The lines from the top of the material through the line with "2.30, 2.37, 2.43]" are to be set down exactly. Leave the pictures out.

-- begin --

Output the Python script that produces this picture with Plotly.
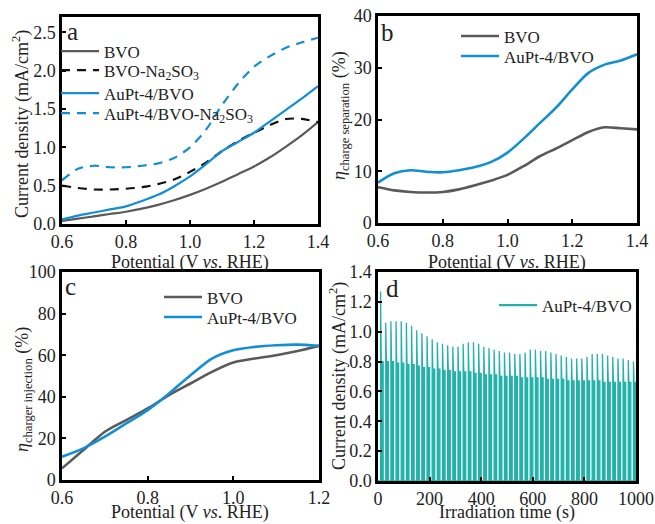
import plotly.graph_objects as go

FONT = "Liberation Serif, Times New Roman, serif"
GRAY = "#5a5a5a"
BLUE = "#128fd4"
TEAL = "#23b2aa"
BLACK = "#111111"

# ---------------- Panel a ----------------
pot_a = [0.6, 0.65, 0.7, 0.75, 0.8, 0.85, 0.9, 0.95, 1.0, 1.05, 1.1, 1.15, 1.2, 1.25, 1.3, 1.35, 1.4]
bvo_a = [0.04, 0.07, 0.10, 0.13, 0.16, 0.20, 0.25, 0.31, 0.38, 0.46, 0.55, 0.65, 0.75, 0.87, 1.01, 1.16, 1.33]
bvo_na_a = [0.50, 0.47, 0.45, 0.45, 0.46, 0.48, 0.52, 0.58, 0.68, 0.80, 0.95, 1.08, 1.19, 1.29, 1.37, 1.37, 1.33]
aupt_a = [0.06, 0.11, 0.15, 0.19, 0.23, 0.30, 0.38, 0.49, 0.62, 0.78, 0.95, 1.07, 1.19, 1.34, 1.49, 1.64, 1.80]
aupt_na_a = [0.57, 0.72, 0.76, 0.74, 0.74, 0.76, 0.79, 0.86, 1.00, 1.23, 1.55, 1.83, 2.05, 2.19, 2.30, 2.37, 2.43]

# ---------------- Panel b ----------------
pot_b = [0.6, 0.65, 0.7, 0.75, 0.8, 0.85, 0.9, 0.95, 1.0, 1.05, 1.1, 1.15, 1.2, 1.25, 1.3, 1.35, 1.4]
bvo_b = [6.9, 6.3, 6.0, 5.9, 6.0, 6.5, 7.3, 8.2, 9.3, 11.0, 12.9, 14.4, 16.0, 17.6, 18.5, 18.3, 18.1]
aupt_b = [7.8, 9.6, 10.2, 9.9, 9.8, 10.2, 10.8, 11.8, 13.6, 16.3, 19.3, 22.3, 25.8, 29.0, 30.6, 31.4, 32.6]

# ---------------- Panel c ----------------
pot_c = [0.6, 0.65, 0.7, 0.75, 0.8, 0.85, 0.9, 0.95, 1.0, 1.05, 1.1, 1.15, 1.2]
bvo_c = [5.6, 14.4, 23.2, 28.8, 34.4, 40.8, 46.4, 52.0, 56.5, 58.4, 60.0, 62.0, 64.5]
aupt_c = [11.2, 15.2, 20.8, 27.2, 33.6, 41.6, 50.4, 58.4, 62.4, 64.0, 64.8, 65.1, 64.5]

# ---------------- Panel d (chopped light, 20 s period) ----------------
light_on_s = [10 + 20 * k for k in range(50)]
peak_d = [1.27, 1.06, 1.07, 1.07, 1.07, 1.06, 1.04, 1.01, 0.99, 0.97,
          0.95, 0.93, 0.92, 0.91, 0.90, 0.90, 0.92, 0.93, 0.93, 0.92,
          0.90, 0.89, 0.88, 0.87, 0.86, 0.86, 0.85, 0.85, 0.86, 0.88,
          0.88, 0.87, 0.87, 0.86, 0.85, 0.84, 0.83, 0.82, 0.82, 0.82,
          0.83, 0.85, 0.85, 0.85, 0.84, 0.83, 0.82, 0.82, 0.81, 0.80]
plateau_d = [0.80, 0.80, 0.80, 0.79, 0.79, 0.78, 0.78, 0.77, 0.76, 0.76,
             0.75, 0.75, 0.74, 0.74, 0.73, 0.73, 0.73, 0.73, 0.72, 0.72,
             0.71, 0.71, 0.71, 0.70, 0.70, 0.70, 0.70, 0.69, 0.69, 0.69,
             0.69, 0.69, 0.68, 0.68, 0.68, 0.68, 0.67, 0.67, 0.67, 0.67,
             0.67, 0.67, 0.67, 0.66, 0.66, 0.66, 0.66, 0.66, 0.66, 0.66]
on_duration_s = 10

t_d, j_d = [0.0], [0.0]
for t0, pk, pl in zip(light_on_s, peak_d, plateau_d):
    t_d += [t0, t0, t0 + 1.2, t0 + 2.5, t0 + on_duration_s, t0 + on_duration_s]
    j_d += [0.0, pk, pl + 0.05, pl, pl, 0.0]

fig = go.Figure()

def add(x, y, name, color, xa, ya, legend, dash="solid", width=2.2):
    fig.add_trace(go.Scatter(x=x, y=y, name=name, mode="lines",
                             line=dict(color=color, width=width, dash=dash, shape="spline", smoothing=0.8),
                             xaxis=xa, yaxis=ya, legend=legend))

add(pot_a, bvo_a, "BVO", GRAY, "x", "y", "legend")
add(pot_a, bvo_na_a, "BVO-Na<sub>2</sub>SO<sub>3</sub>", BLACK, "x", "y", "legend5", dash="9px,7px")
add(pot_a, aupt_a, "AuPt-4/BVO", BLUE, "x", "y", "legend6")
add(pot_a, aupt_na_a, "AuPt-4/BVO-Na<sub>2</sub>SO<sub>3</sub>", BLUE, "x", "y", "legend7", dash="9px,7px")

add(pot_b, bvo_b, "BVO", GRAY, "x2", "y2", "legend2", width=2.6)
add(pot_b, aupt_b, "AuPt-4/BVO", BLUE, "x2", "y2", "legend8", width=2.6)

add(pot_c, bvo_c, "BVO", GRAY, "x3", "y3", "legend3", width=2.6)
add(pot_c, aupt_c, "AuPt-4/BVO", BLUE, "x3", "y3", "legend9", width=2.6)

# chopped photocurrent (filled) + a line-only legend key like the reference
fig.add_trace(go.Scatter(x=t_d, y=j_d, name="AuPt-4/BVO", mode="lines",
                         line=dict(color=TEAL, width=1.3), fill="tozeroy", fillcolor=TEAL,
                         xaxis="x4", yaxis="y4", showlegend=False))
fig.add_trace(go.Scatter(x=[None], y=[None], name="AuPt-4/BVO", mode="lines",
                         line=dict(color=TEAL, width=2.2), xaxis="x4", yaxis="y4", legend="legend4"))

W, H = 655, 524
def px(x): return x / W
def py(y): return 1 - y / H

axis_common = dict(showline=True, linecolor="black", linewidth=2.5, mirror=True,
                   ticks="inside", ticklen=4, tickwidth=2, tickcolor="black",
                   showgrid=False, zeroline=False, automargin=False,
                   tickfont=dict(family=FONT, size=18, color="#222"))

lay = dict(
    width=W, height=H, margin=dict(l=0, r=0, t=0, b=0, pad=0, autoexpand=False),
    paper_bgcolor="white", plot_bgcolor="white", showlegend=True,
    font=dict(family=FONT, size=17, color="#222"),
    xaxis=dict(domain=[px(62), px(318)], range=[0.6, 1.4], dtick=0.2, tickformat=".1f", anchor="y", **axis_common),
    yaxis=dict(domain=[py(224), py(17)], range=[0, 2.7], dtick=0.5, tickformat=".1f", anchor="x", **axis_common),
    xaxis2=dict(domain=[px(378), px(637)], range=[0.6, 1.4], dtick=0.2, tickformat=".1f", anchor="y2", **axis_common),
    yaxis2=dict(domain=[py(223), py(16)], range=[0, 40], dtick=10, anchor="x2", **axis_common),
    xaxis3=dict(domain=[px(62), px(319)], range=[0.6, 1.2], dtick=0.2, tickformat=".1f", anchor="y3", **axis_common),
    yaxis3=dict(domain=[py(480), py(272)], range=[0, 100], dtick=20, anchor="x3", **axis_common),
    xaxis4=dict(domain=[px(378), px(636)], range=[0, 1000], dtick=200, anchor="y4", **axis_common),
    yaxis4=dict(domain=[py(481), py(272)], range=[0, 1.4], dtick=0.2, tickformat=".1f", anchor="x4", **axis_common),
)

leg_common = dict(bgcolor="rgba(0,0,0,0)", borderwidth=0, xanchor="left", yanchor="top",
                  font=dict(family=FONT, size=17, color="#222"), itemwidth=38, tracegroupgap=0)
# one legend per entry so each row sits where the reference puts it (x of line start, y of row centre)
legend_rows = {
    "legend": (56, 52), "legend5": (56, 71), "legend6": (56, 94), "legend7": (56, 114),
    "legend2": (456, 37), "legend8": (456, 57),
    "legend3": (159, 298), "legend9": (159, 318),
    "legend4": (494, 306),
}
for key, (lx, ly) in legend_rows.items():
    lay[key] = dict(x=px(lx), y=py(ly - 18.5), **leg_common)

fig.update_layout(**lay)

ann = []
def label(x, y, text, size=18, angle=0):
    ann.append(dict(x=px(x), y=py(y), xref="paper", yref="paper", text=text, showarrow=False,
                    xanchor="center", yanchor="middle", textangle=angle,
                    font=dict(family=FONT, size=size, color="#222")))

pot_title = "Potential (V <i>vs</i>. RHE)"
label(190, 262, pot_title)
label(507, 262, pot_title)
label(190, 512, pot_title)
label(507, 512, "Irradiation time (s)")
label(21, 124, "Current density (mA/cm<sup>2</sup>)", angle=-90)
label(340, 116, "<i>η</i><sub>charge separation</sub> (%)", angle=-90)
label(23, 390, "<i>η</i><sub>charger injection</sub> (%)", angle=-90)
label(338, 376, "Current density (mA/cm<sup>2</sup>)", angle=-90)

label(72, 31, "a", size=25)
label(387, 33, "b", size=25)
label(70, 286, "c", size=25)
label(392, 288, "d", size=25)

fig.update_layout(annotations=ann)
fig.write_html("out.html", config={"displayModeBar": False},
               post_script="document.body.style.margin='0px';")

-- end --

• [Exercise result]
Output the Python script that produces this picture with Plotly.
import plotly.graph_objects as go

FONT = "Liberation Serif, Times New Roman, serif"
GRAY = "#5a5a5a"
BLUE = "#128fd4"
TEAL = "#23b2aa"
BLACK = "#111111"

# ---------------- Panel a ----------------
pot_a = [0.6, 0.65, 0.7, 0.75, 0.8, 0.85, 0.9, 0.95, 1.0, 1.05, 1.1, 1.15, 1.2, 1.25, 1.3, 1.35, 1.4]
bvo_a = [0.04, 0.07, 0.10, 0.13, 0.16, 0.20, 0.25, 0.31, 0.38, 0.46, 0.55, 0.65, 0.75, 0.87, 1.01, 1.16, 1.33]
bvo_na_a = [0.50, 0.47, 0.45, 0.45, 0.46, 0.48, 0.52, 0.58, 0.68, 0.80, 0.95, 1.08, 1.19, 1.29, 1.37, 1.37, 1.33]
aupt_a = [0.06, 0.11, 0.15, 0.19, 0.23, 0.30, 0.38, 0.49, 0.62, 0.78, 0.95, 1.07, 1.19, 1.34, 1.49, 1.64, 1.80]
aupt_na_a = [0.57, 0.72, 0.76, 0.74, 0.74, 0.76, 0.79, 0.86, 1.00, 1.23, 1.55, 1.83, 2.05, 2.19, 2.30, 2.37, 2.43]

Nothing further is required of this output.